Feb 23, 2009
Unemployment compensation funds in seven states are already running a deficit. This includes Michigan, Ohio, California and New York. Funds in 11 other states are expected to be exhausted by the end of this year.
Of course, there are more people applying for unemployment benefits now. But the basic cause of the problem is the systematic cuts in state unemployment taxes paid by employers during the past years of relatively “good times” when funds should have been built up to prepare for the bad times.
In Michigan, for example, the state with the biggest deficit in its fund, unemployment taxes on businesses were cut three times in 12 years. Because of cuts like this all across the country, the average state unemployment fund had only about half the reserves on hand at the start of the current economic decline that it had at the start of the last recession in 2001.
These meager reserves aren’t running out because benefits are so generous. The average unemployment check covers about one-third what people were paid before they were laid off.
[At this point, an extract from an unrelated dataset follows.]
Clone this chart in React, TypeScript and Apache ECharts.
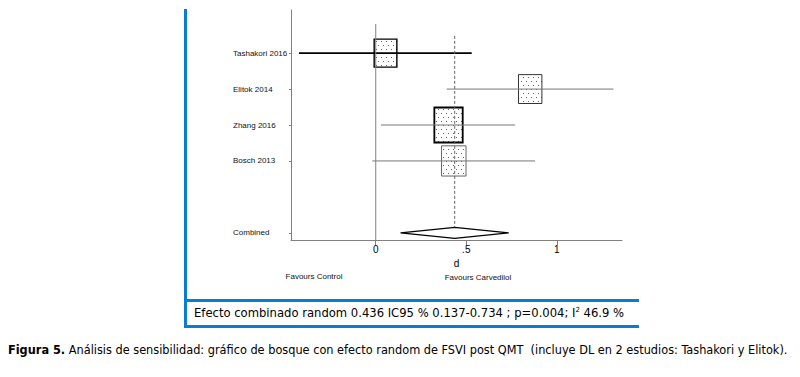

And eligibility rules have been rigged so that many minimum-wage workers don’t qualify, even though they worked full time for years – their earnings were too low! Other workers, employed for over a year at somewhat higher wages, may not have worked long enough to qualify because of the way states fix the qualifying period. Altogether, more than two-thirds of all unemployed workers don’t qualify for any benefits.
This government, which has handed over 50 billion dollars to Citigroup and 45 billion dollars to Bank of America – can’t find the money to cover all the unemployed.
Shows whose side the government is on.